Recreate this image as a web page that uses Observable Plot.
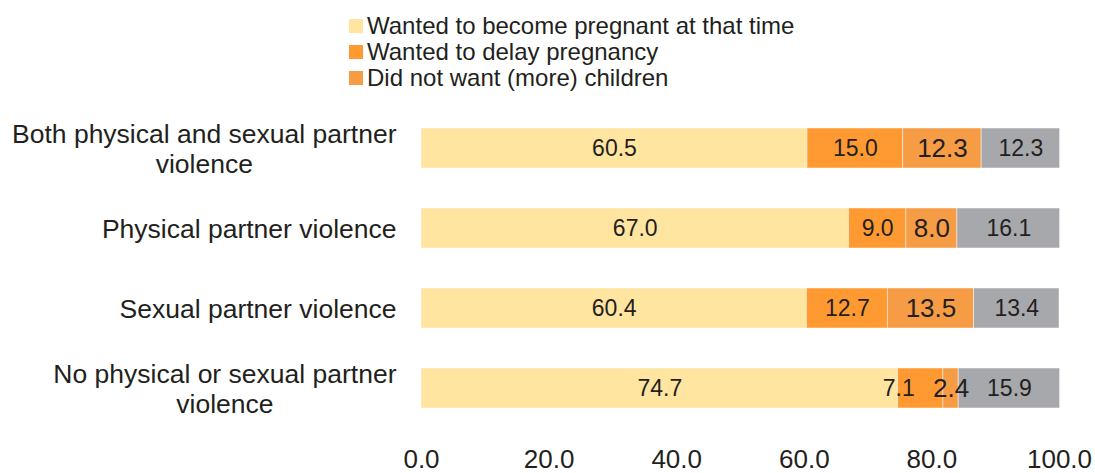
<!DOCTYPE html>
<html><head><meta charset="utf-8">
<script src="https://cdn.jsdelivr.net/npm/d3@7"></script>
<script src="https://cdn.jsdelivr.net/npm/@observablehq/plot@0.6"></script>
<style>
body{margin:0;background:#fff;font-family:"Liberation Sans",Arial,sans-serif;color:#231F20}
#legend{height:100px;box-sizing:border-box;padding:13px 0 0 349px;font-size:24px;line-height:26px}
.item{display:flex;align-items:center;height:26px;white-space:nowrap}
.sw{width:14px;height:14px;margin-right:4px;flex:none}
</style></head><body>
<div id="legend"></div><div id="chart"></div>
<script>
const categories = ["Both physical and sexual partner\nviolence", "Physical partner violence", "Sexual partner violence", "No physical or sexual partner\nviolence"];
const series = ["Wanted to become pregnant at that time", "Wanted to delay pregnancy", "Did not want (more) children", "Other"];
const legendSeries = series.slice(0, 3);
const wanted = [60.5, 67.0, 60.4, 74.7];
const delay = [15.0, 9.0, 12.7, 7.1];
const noMore = [12.3, 8.0, 13.5, 2.4];
const other = [12.3, 16.1, 13.4, 15.9];
const colors = ["#FFE5A0", "#FF9A32", "#F69C45", "#A7A8AB"];
const xTicks = [0, 20, 40, 60, 80, 100];

const data = [];
categories.forEach((c, i) => {
  [wanted, delay, noMore, other].forEach((arr, j) => data.push({category: c, series: series[j], value: arr[i]}));
});

// legend
const lg = document.getElementById("legend");
legendSeries.forEach((s, i) => {
  const it = document.createElement("div"); it.className = "item";
  const sw = document.createElement("span"); sw.className = "sw"; sw.style.background = colors[i];
  const tx = document.createElement("span"); tx.textContent = s;
  it.appendChild(sw); it.appendChild(tx); lg.appendChild(it);
});

// the small "7.1" label sits left of its segment centre in the reference
const shifted = d => d.category === categories[3] && d.series === series[1];
const labelOpts = {x: "value", y: "category", z: "series", text: d => d.value.toFixed(1),
  fontSize: d => d.series === series[2] ? 26 : 23, fill: "#231F20"};

const plot = Plot.plot({
  width: 1095, height: 373,
  marginLeft: 421, marginRight: 36, marginTop: 8, marginBottom: 45,
  style: {fontFamily: "'Liberation Sans', Arial, sans-serif", color: "#231F20", background: "#fff", overflow: "visible"},
  x: {domain: [0, 100], label: null},
  y: {domain: categories, paddingInner: 0.5, paddingOuter: 0.25, label: null},
  color: {domain: series, range: colors},
  marks: [
    Plot.barX(data, Plot.stackX({x: "value", y: "category", z: "series", fill: "series", stroke: "#fff", strokeWidth: 0.8, strokeOpacity: 0.6})),
    Plot.textX(data, Plot.filter(d => !shifted(d), Plot.stackX(labelOpts))),
    Plot.textX(data, Plot.filter(shifted, Plot.stackX({...labelOpts, dx: -22}))),
    Plot.axisX({ticks: xTicks, tickFormat: d => d.toFixed(1), tickSize: 0, tickPadding: 21, fontSize: 26, label: null, fill: "#231F20"}),
    Plot.axisY({tickSize: 0, tickPadding: 25, fontSize: 26.5, lineHeight: 1.13, label: null, fill: "#231F20"})
  ]
});
document.getElementById("chart").appendChild(plot);

// center the wrapped lines of multi-line category labels under their first line
plot.querySelectorAll("text").forEach(t => {
  const ts = t.querySelectorAll("tspan");
  if (ts.length > 1) {
    let w = 0;
    ts.forEach(s => { w = Math.max(w, s.getComputedTextLength()); });
    t.setAttribute("text-anchor", "middle");
    ts.forEach(s => s.setAttribute("x", -w / 2));
  }
});
</script>
</body></html>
• • • •
## Work to be completed
Of all the lines above, how many contain the word "that"? Give the number and nothing else.

## The answer
2